--- PROBLEM DESCRIPTION ---
Retype each line exactly. Skip images.
--- STORED DATA ---
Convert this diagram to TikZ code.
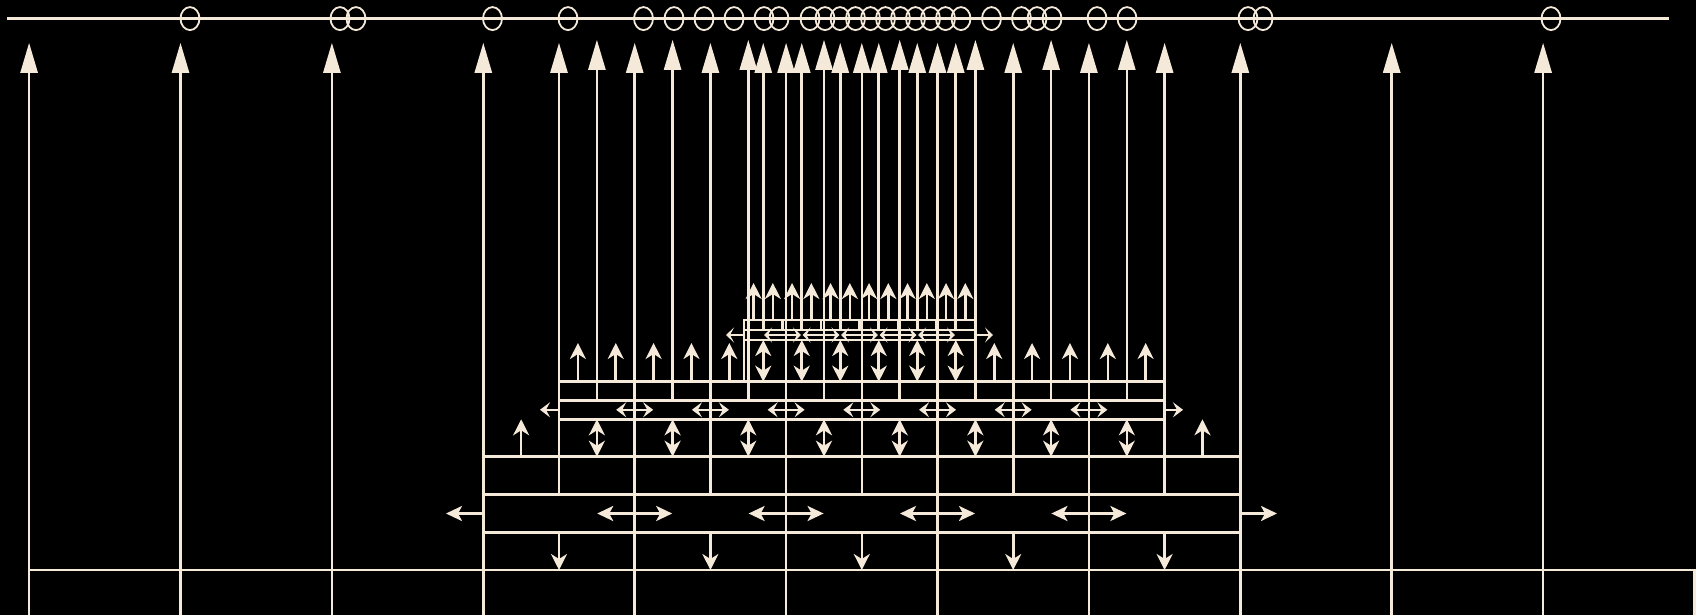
\documentclass[tikz,border=0pt]{standalone}
\usepackage{tikz}
\usetikzlibrary{arrows.meta}
\definecolor{meshcream}{RGB}{245,234,218}

\begin{document}
\begin{tikzpicture}[x=1pt, y=-1pt,
    grid/.style={draw=meshcream, line width=2.6pt},
    bubble/.style={draw=meshcream, line width=1.8pt},
    rise/.style={draw=meshcream, line width=2.6pt, -{Triangle[length=30pt, width=17pt]}},
    flux/.style={draw=meshcream, line width=2.6pt, -{Stealth[length=16pt, width=16pt, inset=5pt]}},
    vswap/.style={draw=meshcream, line width=2.6pt, {Stealth[length=16pt, width=16pt, inset=5pt]}-{Stealth[length=16pt, width=16pt, inset=5pt]}},
    hswap/.style={draw=meshcream, line width=2.6pt, {Stealth[length=#1, width=15pt, inset=4pt]}-{Stealth[length=#1, width=15pt, inset=4pt]}},
    hswap/.default=16pt,
    hout/.style={draw=meshcream, line width=2.6pt, -{Stealth[length=#1, width=15pt, inset=4pt]}},
    hout/.default=16pt]
    \useasboundingbox (0,0) rectangle (1696,615);
    \fill[black] (0,0) rectangle (1696,615);

    % Sample line on top
    \draw[grid] (7,18.6) -- (1669,18.6);
    \foreach \x in {190,340,356,492.5,568,643.5,674,704,734,764,779,810,825,840,855.5,870.5,885.5,900.5,915.5,930.5,945.5,961,991.5,1021.5,1037,1052,1097,1127,1248,1263,1551}
        \draw[bubble] (\x,18.6) ellipse [x radius=9.5pt, y radius=11.5pt];

    % Level 0 (coarse cells)
    \draw[grid] (29.1,615) -- (29.1,570) -- (1694.5,570) -- (1694.5,615);
    \foreach \i in {0,...,10}
        \draw[rise] ({29.1+151.4*\i},615) -- ({29.1+151.4*\i},42.8);

    % Level 1
    \draw[grid] (483.3,456.7) rectangle (1240.3,570);
    \draw[grid] (483.3,494.3) -- (1240.3,494.3);
    \draw[grid] (483.3,532.7) -- (1240.3,532.7);
    \foreach \i in {0,...,4} {
        \draw[rise] ({559+151.4*\i},494.3) -- ({559+151.4*\i},42.8);
        \draw[flux] ({559+151.4*\i},532.7) -- ({559+151.4*\i},570);
    }
    \foreach \x in {634.7,786.1,937.5,1088.9}
        \draw[hswap] ({\x-37.5},513.5) -- ({\x+37.5},513.5);
    \draw[hout] (483.3,513.5) -- (446,513.5);
    \draw[hout] (1240.3,513.5) -- (1277,513.5);
    \draw[flux] (521.15,456.7) -- (521.15,419.3);
    \draw[flux] (1202.45,456.7) -- (1202.45,419.3);

    % Level 2
    \draw[grid] (559,381.7) rectangle (1164.6,456.7);
    \draw[grid] (559,400.3) -- (1164.6,400.3);
    \draw[grid] (559,419.3) -- (1164.6,419.3);
    \foreach \i in {0,...,7} {
        \draw[rise] ({596.9+75.7*\i},400.3) -- ({596.9+75.7*\i},39.8);
        \draw[vswap] ({596.9+75.7*\i},419.3) -- ({596.9+75.7*\i},456.7);
    }
    \foreach \i in {0,1,2,3,4,11,12,13,14,15}
        \draw[flux] ({577.9+37.85*\i},381.7) -- ({577.9+37.85*\i},343);
    \foreach \i in {1,...,7}
        \draw[hswap=10pt] ({559+75.7*\i-18.5},409.8) -- ({559+75.7*\i+18.5},409.8);
    \draw[hout=10pt] (559,409.8) -- (540,409.8);
    \draw[hout=10pt] (1164.6,409.8) -- (1183,409.8);

    % Level 3 (finest)
    \draw[grid] (744,320) rectangle (975,381.7);
    \draw[grid] (744,330) -- (975,330);
    \draw[grid] (744,340) -- (975,340);
    \foreach \i in {1,...,5}
        \draw[grid] ({744+38.5*\i},320) -- ({744+38.5*\i},330);
    \foreach \i in {0,...,5} {
        \draw[rise] ({763.25+38.5*\i},330) -- ({763.25+38.5*\i},42.8);
        \draw[vswap] ({763.25+38.5*\i},340) -- ({763.25+38.5*\i},381.7);
    }
    \foreach \i in {0,...,11}
        \draw[flux] ({753.6+19.25*\i},320) -- ({753.6+19.25*\i},283);
    \foreach \i in {1,...,5}
        \draw[hswap=8pt] ({744+38.5*\i-18.5},335) -- ({744+38.5*\i+18.5},335);
    \draw[hout=8pt] (744,335) -- (726,335);
    \draw[hout=8pt] (975,335) -- (993,335);
\end{tikzpicture}
\end{document}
---
--- RESULT OF THE EXERCISE ---
Convert this diagram to TikZ code.
\documentclass[tikz,border=0pt]{standalone}
\usepackage{tikz}
\usetikzlibrary{arrows.meta}
\definecolor{meshcream}{RGB}{245,234,218}

\begin{document}
\begin{tikzpicture}[x=1pt, y=-1pt,
    grid/.style={draw=meshcream, line width=2.6pt},
    bubble/.style={draw=meshcream, line width=1.8pt},
    rise/.style={draw=meshcream, line width=2.6pt, -{Triangle[length=30pt, width=17pt]}},
    flux/.style={draw=meshcream, line width=2.6pt, -{Stealth[length=16pt, width=16pt, inset=5pt]}},
    vswap/.style={draw=meshcream, line width=2.6pt, {Stealth[length=16pt, width=16pt, inset=5pt]}-{Stealth[length=16pt, width=16pt, inset=5pt]}},
    hswap/.style={draw=meshcream, line width=2.6pt, {Stealth[length=#1, width=15pt, inset=4pt]}-{Stealth[length=#1, width=15pt, inset=4pt]}},
    hswap/.default=16pt,
    hout/.style={draw=meshcream, line width=2.6pt, -{Stealth[length=#1, width=15pt, inset=4pt]}},
    hout/.default=16pt]
    \useasboundingbox (0,0) rectangle (1696,615);
    \fill[black] (0,0) rectangle (1696,615);

    % Sample line on top
    \draw[grid] (7,18.6) -- (1669,18.6);
    \foreach \x in {190,340,356,492.5,568,643.5,674,704,734,764,779,810,825,840,855.5,870.5,885.5,900.5,915.5,930.5,945.5,961,991.5,1021.5,1037,1052,1097,1127,1248,1263,1551}
        \draw[bubble] (\x,18.6) ellipse [x radius=9.5pt, y radius=11.5pt];

    % Level 0 (coarse cells)
    \draw[grid] (29.1,615) -- (29.1,570) -- (1694.5,570) -- (1694.5,615);
    \foreach \i in {0,...,10}
        \draw[rise] ({29.1+151.4*\i},615) -- ({29.1+151.4*\i},42.8);

    % Level 1
    \draw[grid] (483.3,456.7) rectangle (1240.3,570);
    \draw[grid] (483.3,494.3) -- (1240.3,494.3);
    \draw[grid] (483.3,532.7) -- (1240.3,532.7);
    \foreach \i in {0,...,4} {
        \draw[rise] ({559+151.4*\i},494.3) -- ({559+151.4*\i},42.8);
        \draw[flux] ({559+151.4*\i},532.7) -- ({559+151.4*\i},570);
    }
    \foreach \x in {634.7,786.1,937.5,1088.9}
        \draw[hswap] ({\x-37.5},513.5) -- ({\x+37.5},513.5);
    \draw[hout] (483.3,513.5) -- (446,513.5);
    \draw[hout] (1240.3,513.5) -- (1277,513.5);
    \draw[flux] (521.15,456.7) -- (521.15,419.3);
    \draw[flux] (1202.45,456.7) -- (1202.45,419.3);

    % Level 2
    \draw[grid] (559,381.7) rectangle (1164.6,456.7);
    \draw[grid] (559,400.3) -- (1164.6,400.3);
    \draw[grid] (559,419.3) -- (1164.6,419.3);
    \foreach \i in {0,...,7} {
        \draw[rise] ({596.9+75.7*\i},400.3) -- ({596.9+75.7*\i},39.8);
        \draw[vswap] ({596.9+75.7*\i},419.3) -- ({596.9+75.7*\i},456.7);
    }
    \foreach \i in {0,1,2,3,4,11,12,13,14,15}
        \draw[flux] ({577.9+37.85*\i},381.7) -- ({577.9+37.85*\i},343);
    \foreach \i in {1,...,7}
        \draw[hswap=10pt] ({559+75.7*\i-18.5},409.8) -- ({559+75.7*\i+18.5},409.8);
    \draw[hout=10pt] (559,409.8) -- (540,409.8);
    \draw[hout=10pt] (1164.6,409.8) -- (1183,409.8);

    % Level 3 (finest)
    \draw[grid] (744,320) rectangle (975,381.7);
    \draw[grid] (744,330) -- (975,330);
    \draw[grid] (744,340) -- (975,340);
    \foreach \i in {1,...,5}
        \draw[grid] ({744+38.5*\i},320) -- ({744+38.5*\i},330);
    \foreach \i in {0,...,5} {
        \draw[rise] ({763.25+38.5*\i},330) -- ({763.25+38.5*\i},42.8);
        \draw[vswap] ({763.25+38.5*\i},340) -- ({763.25+38.5*\i},381.7);
    }
    \foreach \i in {0,...,11}
        \draw[flux] ({753.6+19.25*\i},320) -- ({753.6+19.25*\i},283);
    \foreach \i in {1,...,5}
        \draw[hswap=8pt] ({744+38.5*\i-18.5},335) -- ({744+38.5*\i+18.5},335);
    \draw[hout=8pt] (744,335) -- (726,335);
    \draw[hout=8pt] (975,335) -- (993,335);
\end{tikzpicture}
\end{document}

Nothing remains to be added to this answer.